§ **Instruction**: Both the line containing "Give me the Bokeh source for this chart." and the line containing "31.0, 34.8, 40.1]" belong in the copy, as do all lines between them, copied exactly; pictures do not.

§ **Data for this task**:
━━━━━━━━━━━━━━━━━━━━━━━━━━━━━━

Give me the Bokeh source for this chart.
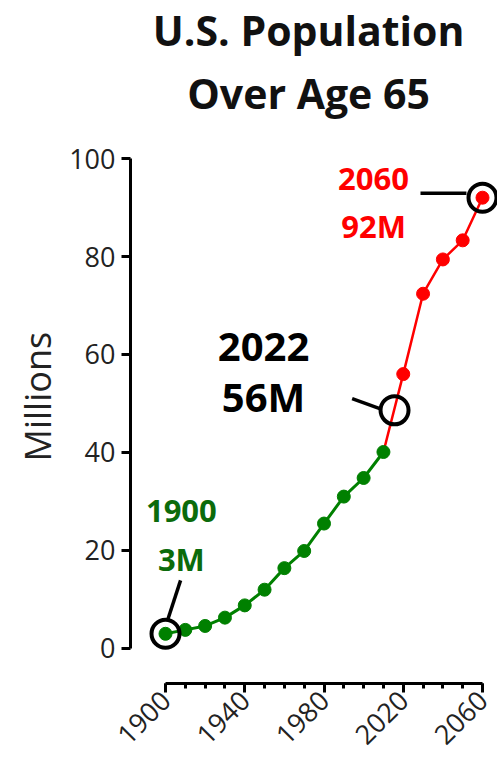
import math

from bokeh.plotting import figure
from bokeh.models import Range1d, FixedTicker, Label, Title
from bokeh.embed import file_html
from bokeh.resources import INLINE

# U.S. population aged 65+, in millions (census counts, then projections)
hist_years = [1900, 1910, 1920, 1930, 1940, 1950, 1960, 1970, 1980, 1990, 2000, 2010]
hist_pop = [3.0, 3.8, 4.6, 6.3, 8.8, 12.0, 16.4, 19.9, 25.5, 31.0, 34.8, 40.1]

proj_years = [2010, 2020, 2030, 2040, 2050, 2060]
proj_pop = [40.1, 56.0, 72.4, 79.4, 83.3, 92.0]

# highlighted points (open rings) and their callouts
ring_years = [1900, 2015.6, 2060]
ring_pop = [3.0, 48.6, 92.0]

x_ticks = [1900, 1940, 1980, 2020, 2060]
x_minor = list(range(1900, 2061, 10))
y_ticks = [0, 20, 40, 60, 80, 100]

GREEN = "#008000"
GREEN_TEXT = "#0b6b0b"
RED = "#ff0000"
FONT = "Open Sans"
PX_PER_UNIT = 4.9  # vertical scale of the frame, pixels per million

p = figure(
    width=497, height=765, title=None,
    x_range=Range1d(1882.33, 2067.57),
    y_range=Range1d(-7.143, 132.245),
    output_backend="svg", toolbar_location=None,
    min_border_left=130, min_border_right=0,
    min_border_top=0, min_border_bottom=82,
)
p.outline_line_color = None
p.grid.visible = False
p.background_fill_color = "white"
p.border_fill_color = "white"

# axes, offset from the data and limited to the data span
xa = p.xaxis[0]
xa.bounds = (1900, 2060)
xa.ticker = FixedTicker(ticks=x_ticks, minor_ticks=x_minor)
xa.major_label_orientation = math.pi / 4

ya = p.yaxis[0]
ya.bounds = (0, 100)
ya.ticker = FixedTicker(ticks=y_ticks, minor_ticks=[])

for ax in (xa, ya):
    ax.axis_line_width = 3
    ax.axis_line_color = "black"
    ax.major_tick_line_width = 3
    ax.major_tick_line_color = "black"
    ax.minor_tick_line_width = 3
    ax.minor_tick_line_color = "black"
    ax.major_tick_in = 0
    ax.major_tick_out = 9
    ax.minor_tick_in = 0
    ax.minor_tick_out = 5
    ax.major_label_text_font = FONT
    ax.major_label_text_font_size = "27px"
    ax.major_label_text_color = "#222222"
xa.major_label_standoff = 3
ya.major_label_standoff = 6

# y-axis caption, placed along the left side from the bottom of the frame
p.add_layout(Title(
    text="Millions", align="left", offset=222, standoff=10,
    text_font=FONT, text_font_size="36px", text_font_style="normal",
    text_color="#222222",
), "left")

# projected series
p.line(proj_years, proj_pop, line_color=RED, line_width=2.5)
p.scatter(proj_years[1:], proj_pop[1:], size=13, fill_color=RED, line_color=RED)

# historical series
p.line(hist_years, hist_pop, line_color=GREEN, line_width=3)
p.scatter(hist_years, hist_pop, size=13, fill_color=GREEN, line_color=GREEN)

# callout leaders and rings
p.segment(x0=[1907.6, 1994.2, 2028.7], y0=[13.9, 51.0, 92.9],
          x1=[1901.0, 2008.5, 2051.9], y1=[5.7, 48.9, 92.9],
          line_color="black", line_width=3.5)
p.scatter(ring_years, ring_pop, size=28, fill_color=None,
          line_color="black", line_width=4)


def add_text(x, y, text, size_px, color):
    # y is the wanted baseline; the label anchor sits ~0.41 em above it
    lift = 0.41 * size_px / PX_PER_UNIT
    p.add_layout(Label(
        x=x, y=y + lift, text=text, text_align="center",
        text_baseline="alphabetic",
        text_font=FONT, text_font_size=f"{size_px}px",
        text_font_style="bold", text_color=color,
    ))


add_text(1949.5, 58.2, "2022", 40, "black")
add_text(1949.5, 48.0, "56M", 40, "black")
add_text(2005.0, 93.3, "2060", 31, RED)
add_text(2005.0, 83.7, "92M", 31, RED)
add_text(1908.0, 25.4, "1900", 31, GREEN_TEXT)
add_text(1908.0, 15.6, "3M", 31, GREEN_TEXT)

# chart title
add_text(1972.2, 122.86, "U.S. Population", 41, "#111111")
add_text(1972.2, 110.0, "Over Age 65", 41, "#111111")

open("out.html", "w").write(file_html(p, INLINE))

━━━━━━━━━━━━━━━━━━━━━━━━━━━━━━

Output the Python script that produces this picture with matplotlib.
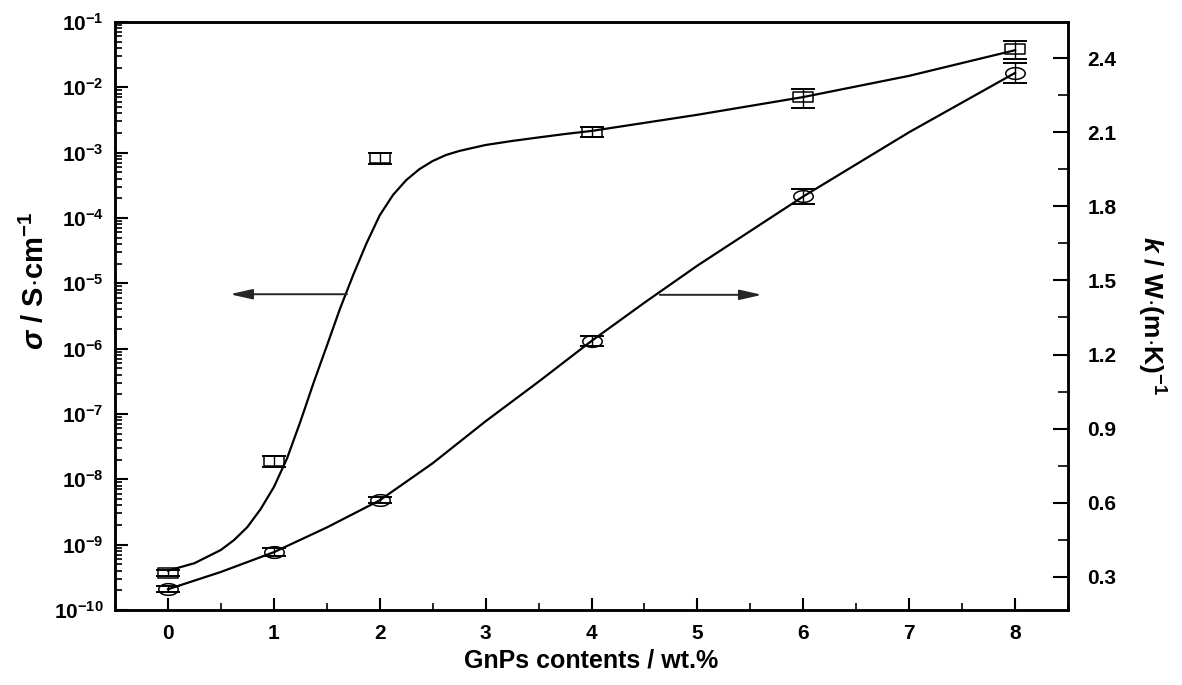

━━━━━━━━━━━━━━━━━━━━━━━━━━━━━━

§ **Written reply**:
Give me the Bokeh source for this chart.
import math

from bokeh.plotting import figure
from bokeh.models import Range1d, FixedTicker, Label, Title
from bokeh.embed import file_html
from bokeh.resources import INLINE

# U.S. population aged 65+, in millions (census counts, then projections)
hist_years = [1900, 1910, 1920, 1930, 1940, 1950, 1960, 1970, 1980, 1990, 2000, 2010]
hist_pop = [3.0, 3.8, 4.6, 6.3, 8.8, 12.0, 16.4, 19.9, 25.5, 31.0, 34.8, 40.1]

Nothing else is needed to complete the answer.